The decaying, flaking surfaces he creates represents a life lived in transit, masses fleeing their oppressive circumstances, in conjunction with the emotional turmoil experienced throughout such a journey: “When we crossed the border between Iraq and Turkey, it was this reality check on the sheer physicality of war. We were being bombarded from the air, while also having to cope with the soldiers on the ground and the hazards of land mines. A lot of people lost their lives, their homes. The whole landscape turned into a mixture of earth and blood.” And now that the struggle is to an extent history, how has this come to shape Saif’s artistic philosophy? “Art depicts life. Life is about a discovery that we are all different, but our similarities outweigh our differences. Although we can still believe in different religions, speak different languages, possess diverse cultural backgrounds, essentially, we are all human beings living in an increasingly smaller world. Consequently our exposure to cultural transmutations are abundant, frequent and ubiquitous. Life is about respecting others rights to their own choices, learning from each other, understanding, acceptance and tolerance.” 

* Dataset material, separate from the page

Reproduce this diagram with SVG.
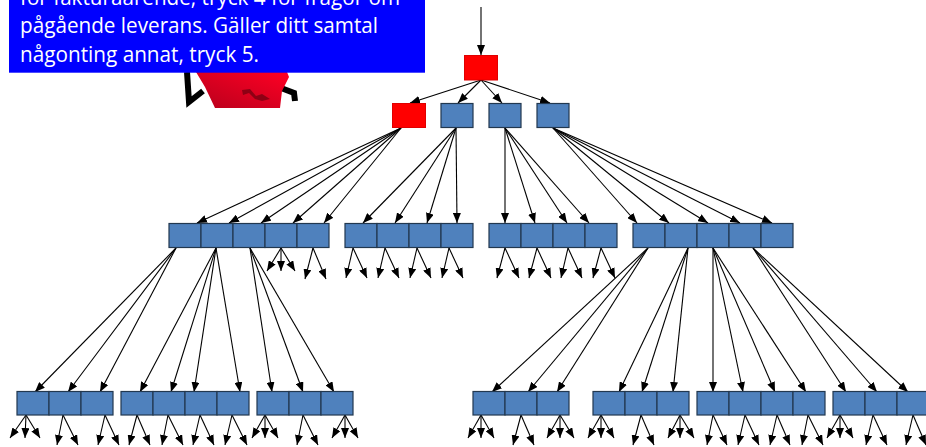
<svg xmlns="http://www.w3.org/2000/svg" width="926" height="447" viewBox="0 0 926 447">
  <style>
    .bx { fill: #4f81bd; stroke: #22384f; stroke-width: 1.2; }
    .rd { fill: #ff0000; stroke: #e00000; stroke-width: 1; }
    .c line { stroke: #000; stroke-width: 1.1; marker-end: url(#ah); }
    .tx { fill: #fff; font-family: "Open Sans", "Noto Sans", sans-serif; font-size: 22px; }
  </style>
  <defs>
    <marker id="ah" markerUnits="userSpaceOnUse" markerWidth="10" markerHeight="8" refX="10" refY="4" orient="auto">
      <path d="M0,0 L10,4 L0,8 z" fill="#000"/>
    </marker>
    <linearGradient id="shirt" x1="0" y1="1" x2="1" y2="0">
      <stop offset="0" stop-color="#b8001c"/>
      <stop offset="1" stop-color="#ff0024"/>
    </linearGradient>
  </defs>
  <rect width="926" height="447" fill="#fff"/>

  <!-- caller figure behind the speech box -->
  <g id="figure">
    <polyline points="187,72 189,102 203,91" fill="none" stroke="#000" stroke-width="6" stroke-linejoin="miter"/>
    <polyline points="281,88 294,93 295,101" fill="none" stroke="#000" stroke-width="6"/>
    <path d="M196,72 L205,87 L215,108 L280,108 L282,91 L289,77 L287,72 Z" fill="url(#shirt)"/>
    <path d="M242,90 L250,89 L256,96 L262,94 L270,99 L262,101 L255,99 L249,93 L243,95 Z" fill="#8e0014"/>
  </g>

  <!-- speech box -->
  <g id="message">
    <rect x="9" y="-10" width="416" height="82.7" fill="#0000ff"/>
    <text class="tx" x="20" y="5" textLength="380" lengthAdjust="spacingAndGlyphs">för fakturaärende, tryck 4 för frågor om</text>
    <text class="tx" x="20" y="33.3" textLength="358" lengthAdjust="spacingAndGlyphs">pågående leverans. Gäller ditt samtal</text>
    <text class="tx" x="20" y="61.7" textLength="239" lengthAdjust="spacingAndGlyphs">någonting annat, tryck 5.</text>
  </g>

  <!-- connectors -->
  <g class="c" id="connectors">
    <line x1="481" y1="7" x2="481" y2="55"/>
    <!-- root to level 1 -->
    <line x1="481" y1="80" x2="410" y2="103"/>
    <line x1="481" y1="80" x2="458" y2="103"/>
    <line x1="481" y1="80" x2="502" y2="103"/>
    <line x1="481" y1="80" x2="550" y2="103"/>
    <!-- level 1 to level 2 -->
    <line x1="401" y1="128" x2="197" y2="223"/>
    <line x1="401" y1="128" x2="229" y2="223"/>
    <line x1="401" y1="128" x2="261" y2="223"/>
    <line x1="401" y1="128" x2="293" y2="223"/>
    <line x1="401" y1="128" x2="324" y2="223"/>
    <line x1="456" y1="128" x2="363" y2="223"/>
    <line x1="456" y1="128" x2="395" y2="223"/>
    <line x1="456" y1="128" x2="427" y2="223"/>
    <line x1="456" y1="128" x2="457" y2="223"/>
    <line x1="505" y1="128" x2="505" y2="223"/>
    <line x1="505" y1="128" x2="535" y2="223"/>
    <line x1="505" y1="128" x2="567" y2="223"/>
    <line x1="505" y1="128" x2="589" y2="223"/>
    <line x1="553" y1="128" x2="637" y2="223"/>
    <line x1="553" y1="128" x2="669" y2="223"/>
    <line x1="553" y1="128" x2="708" y2="223"/>
    <line x1="553" y1="128" x2="740" y2="223"/>
    <line x1="553" y1="128" x2="772" y2="223"/>
    <!-- level 2 to level 3 -->
    <line x1="176" y1="248" x2="35" y2="392"/>
    <line x1="176" y1="248" x2="68" y2="392"/>
    <line x1="176" y1="248" x2="100" y2="392"/>
    <line x1="216" y1="248" x2="140" y2="392"/>
    <line x1="216" y1="248" x2="171" y2="392"/>
    <line x1="216" y1="248" x2="194" y2="392"/>
    <line x1="216" y1="248" x2="240" y2="392"/>
    <line x1="250" y1="248" x2="272" y2="392"/>
    <line x1="250" y1="248" x2="303" y2="392"/>
    <line x1="250" y1="248" x2="334" y2="392"/>
    <line x1="648" y1="248" x2="492" y2="392"/>
    <line x1="648" y1="248" x2="528" y2="392"/>
    <line x1="648" y1="248" x2="557" y2="392"/>
    <line x1="688" y1="248" x2="619" y2="392"/>
    <line x1="688" y1="248" x2="642" y2="392"/>
    <line x1="688" y1="248" x2="673" y2="392"/>
    <line x1="713" y1="248" x2="713" y2="392"/>
    <line x1="713" y1="248" x2="743" y2="392"/>
    <line x1="713" y1="248" x2="775" y2="392"/>
    <line x1="713" y1="248" x2="806" y2="392"/>
    <line x1="753" y1="248" x2="846" y2="392"/>
    <line x1="753" y1="248" x2="877" y2="392"/>
    <line x1="753" y1="248" x2="908" y2="392"/>
    <!-- short stubs under level 2 -->
    <line x1="281" y1="248" x2="267" y2="271"/>
    <line x1="281" y1="248" x2="281" y2="271"/>
    <line x1="281" y1="248" x2="295" y2="271"/>
    <line x1="313" y1="248" x2="305" y2="279"/>
    <line x1="313" y1="248" x2="326" y2="279"/>
    <line x1="353" y1="248" x2="346" y2="278"/>
    <line x1="353" y1="248" x2="367" y2="278"/>
    <line x1="385" y1="248" x2="378" y2="278"/>
    <line x1="385" y1="248" x2="399" y2="278"/>
    <line x1="417" y1="248" x2="410" y2="278"/>
    <line x1="417" y1="248" x2="431" y2="278"/>
    <line x1="449" y1="248" x2="442" y2="278"/>
    <line x1="449" y1="248" x2="463" y2="278"/>
    <line x1="505" y1="248" x2="497" y2="278"/>
    <line x1="505" y1="248" x2="519" y2="278"/>
    <line x1="537" y1="248" x2="529" y2="278"/>
    <line x1="537" y1="248" x2="551" y2="278"/>
    <line x1="568" y1="248" x2="561" y2="278"/>
    <line x1="568" y1="248" x2="582" y2="278"/>
    <line x1="601" y1="248" x2="593" y2="278"/>
    <line x1="601" y1="248" x2="615" y2="278"/>
    <!-- short stubs under level 3 -->
    <line x1="26" y1="415" x2="10" y2="438"/>
    <line x1="26" y1="415" x2="25" y2="438"/>
    <line x1="26" y1="415" x2="40" y2="438"/>
    <line x1="63" y1="415" x2="57" y2="445"/>
    <line x1="63" y1="415" x2="78" y2="445"/>
    <line x1="105" y1="415" x2="98" y2="445"/>
    <line x1="105" y1="415" x2="119" y2="445"/>
    <line x1="137" y1="415" x2="129" y2="445"/>
    <line x1="137" y1="415" x2="150" y2="445"/>
    <line x1="168" y1="415" x2="162" y2="445"/>
    <line x1="168" y1="415" x2="183" y2="445"/>
    <line x1="200" y1="415" x2="193" y2="445"/>
    <line x1="200" y1="415" x2="214" y2="445"/>
    <line x1="232" y1="415" x2="225" y2="445"/>
    <line x1="232" y1="415" x2="247" y2="445"/>
    <line x1="265" y1="415" x2="252" y2="438"/>
    <line x1="265" y1="415" x2="265" y2="438"/>
    <line x1="265" y1="415" x2="278" y2="438"/>
    <line x1="303" y1="415" x2="297" y2="445"/>
    <line x1="303" y1="415" x2="318" y2="445"/>
    <line x1="345" y1="415" x2="332" y2="438"/>
    <line x1="345" y1="415" x2="345" y2="438"/>
    <line x1="345" y1="415" x2="358" y2="438"/>
    <line x1="481" y1="415" x2="468" y2="438"/>
    <line x1="481" y1="415" x2="481" y2="438"/>
    <line x1="481" y1="415" x2="494" y2="438"/>
    <line x1="521" y1="415" x2="513" y2="445"/>
    <line x1="521" y1="415" x2="534" y2="445"/>
    <line x1="560" y1="415" x2="547" y2="438"/>
    <line x1="560" y1="415" x2="560" y2="438"/>
    <line x1="560" y1="415" x2="574" y2="438"/>
    <line x1="601" y1="415" x2="588" y2="438"/>
    <line x1="601" y1="415" x2="601" y2="438"/>
    <line x1="601" y1="415" x2="614" y2="438"/>
    <line x1="641" y1="415" x2="633" y2="445"/>
    <line x1="641" y1="415" x2="654" y2="445"/>
    <line x1="680" y1="415" x2="668" y2="438"/>
    <line x1="680" y1="415" x2="680" y2="438"/>
    <line x1="680" y1="415" x2="694" y2="438"/>
    <line x1="713" y1="415" x2="707" y2="445"/>
    <line x1="713" y1="415" x2="727" y2="445"/>
    <line x1="745" y1="415" x2="738" y2="445"/>
    <line x1="745" y1="415" x2="759" y2="445"/>
    <line x1="777" y1="415" x2="770" y2="445"/>
    <line x1="777" y1="415" x2="790" y2="445"/>
    <line x1="808" y1="415" x2="802" y2="445"/>
    <line x1="808" y1="415" x2="823" y2="445"/>
    <line x1="840" y1="415" x2="827" y2="438"/>
    <line x1="840" y1="415" x2="840" y2="438"/>
    <line x1="840" y1="415" x2="853" y2="438"/>
    <line x1="873" y1="415" x2="866" y2="445"/>
    <line x1="873" y1="415" x2="887" y2="445"/>
    <line x1="913" y1="415" x2="906" y2="445"/>
    <line x1="913" y1="415" x2="926" y2="445"/>
  </g>

  <!-- level 0 -->
  <g id="root"><rect class="rd" x="464.5" y="55.5" width="33" height="24.5"/></g>

  <!-- level 1 -->
  <g id="n1a"><rect class="rd" x="392.5" y="103.5" width="33" height="24"/></g>
  <g id="n1b"><rect class="bx" x="441" y="103.5" width="32" height="24"/></g>
  <g id="n1c"><rect class="bx" x="489" y="103.5" width="32" height="24"/></g>
  <g id="n1d"><rect class="bx" x="537" y="103.5" width="32" height="24"/></g>

  <!-- level 2 -->
  <g id="n2a1"><rect class="bx" x="169" y="223.5" width="32" height="24"/></g>
  <g id="n2a2"><rect class="bx" x="201" y="223.5" width="32" height="24"/></g>
  <g id="n2a3"><rect class="bx" x="233" y="223.5" width="32" height="24"/></g>
  <g id="n2a4"><rect class="bx" x="265" y="223.5" width="32" height="24"/></g>
  <g id="n2a5"><rect class="bx" x="297" y="223.5" width="32" height="24"/></g>
  <g id="n2b1"><rect class="bx" x="345" y="223.5" width="32" height="24"/></g>
  <g id="n2b2"><rect class="bx" x="377" y="223.5" width="32" height="24"/></g>
  <g id="n2b3"><rect class="bx" x="409" y="223.5" width="32" height="24"/></g>
  <g id="n2b4"><rect class="bx" x="441" y="223.5" width="32" height="24"/></g>
  <g id="n2c1"><rect class="bx" x="489" y="223.5" width="32" height="24"/></g>
  <g id="n2c2"><rect class="bx" x="521" y="223.5" width="32" height="24"/></g>
  <g id="n2c3"><rect class="bx" x="553" y="223.5" width="32" height="24"/></g>
  <g id="n2c4"><rect class="bx" x="585" y="223.5" width="32" height="24"/></g>
  <g id="n2d1"><rect class="bx" x="633" y="223.5" width="32" height="24"/></g>
  <g id="n2d2"><rect class="bx" x="665" y="223.5" width="32" height="24"/></g>
  <g id="n2d3"><rect class="bx" x="697" y="223.5" width="32" height="24"/></g>
  <g id="n2d4"><rect class="bx" x="729" y="223.5" width="32" height="24"/></g>
  <g id="n2d5"><rect class="bx" x="761" y="223.5" width="32" height="24"/></g>

  <!-- level 3 -->
  <g id="n3e1"><rect class="bx" x="17" y="391.5" width="32" height="23.5"/></g>
  <g id="n3e2"><rect class="bx" x="49" y="391.5" width="32" height="23.5"/></g>
  <g id="n3e3"><rect class="bx" x="81" y="391.5" width="32" height="23.5"/></g>
  <g id="n3f1"><rect class="bx" x="121" y="391.5" width="32" height="23.5"/></g>
  <g id="n3f2"><rect class="bx" x="153" y="391.5" width="32" height="23.5"/></g>
  <g id="n3f3"><rect class="bx" x="185" y="391.5" width="32" height="23.5"/></g>
  <g id="n3f4"><rect class="bx" x="217" y="391.5" width="32" height="23.5"/></g>
  <g id="n3g1"><rect class="bx" x="257" y="391.5" width="32" height="23.5"/></g>
  <g id="n3g2"><rect class="bx" x="289" y="391.5" width="32" height="23.5"/></g>
  <g id="n3g3"><rect class="bx" x="321" y="391.5" width="32" height="23.5"/></g>
  <g id="n3h1"><rect class="bx" x="473" y="391.5" width="32" height="23.5"/></g>
  <g id="n3h2"><rect class="bx" x="505" y="391.5" width="32" height="23.5"/></g>
  <g id="n3h3"><rect class="bx" x="537" y="391.5" width="32" height="23.5"/></g>
  <g id="n3i1"><rect class="bx" x="593" y="391.5" width="32" height="23.5"/></g>
  <g id="n3i2"><rect class="bx" x="625" y="391.5" width="32" height="23.5"/></g>
  <g id="n3i3"><rect class="bx" x="657" y="391.5" width="32" height="23.5"/></g>
  <g id="n3j1"><rect class="bx" x="697" y="391.5" width="32" height="23.5"/></g>
  <g id="n3j2"><rect class="bx" x="729" y="391.5" width="32" height="23.5"/></g>
  <g id="n3j3"><rect class="bx" x="761" y="391.5" width="32" height="23.5"/></g>
  <g id="n3j4"><rect class="bx" x="793" y="391.5" width="32" height="23.5"/></g>
  <g id="n3k1"><rect class="bx" x="833" y="391.5" width="32" height="23.5"/></g>
  <g id="n3k2"><rect class="bx" x="865" y="391.5" width="32" height="23.5"/></g>
  <g id="n3k3"><rect class="bx" x="897" y="391.5" width="32" height="23.5"/></g>
</svg>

Saif has gone from living a life of danger, uncertainty and struggle, to a life as an artist and wanderer. His recent travels have taken him to Paris, Nice, Barcelona, Rome and Dubai, giving him inspiration for his own art. Yet I can’t help but wonder how different his future would have been had he not had a bravely dissident and open-minded upbringing. Fear is something most of us only ever see at a distance on TV, but here we have an artist who has lived through that, not to ask for sympathy, rather to offer us something more than mere sentiment. Saif is an artist who is not the least bit interested in marketing himself. He just wants to experiment and do unpredictable things and will always resist those who try to mould him into a product. If somebody asks him to do more of the same thing, he’ll do the opposite, because being consistent and recognisable is not his schtick. He is all about challenging himself, and therefore, the viewer. As he walks away from our meeting, you get the sense that this is a man going places, but neither he nor I can possibly know where he’ll go next, and there’s something quite exhilarating in that. 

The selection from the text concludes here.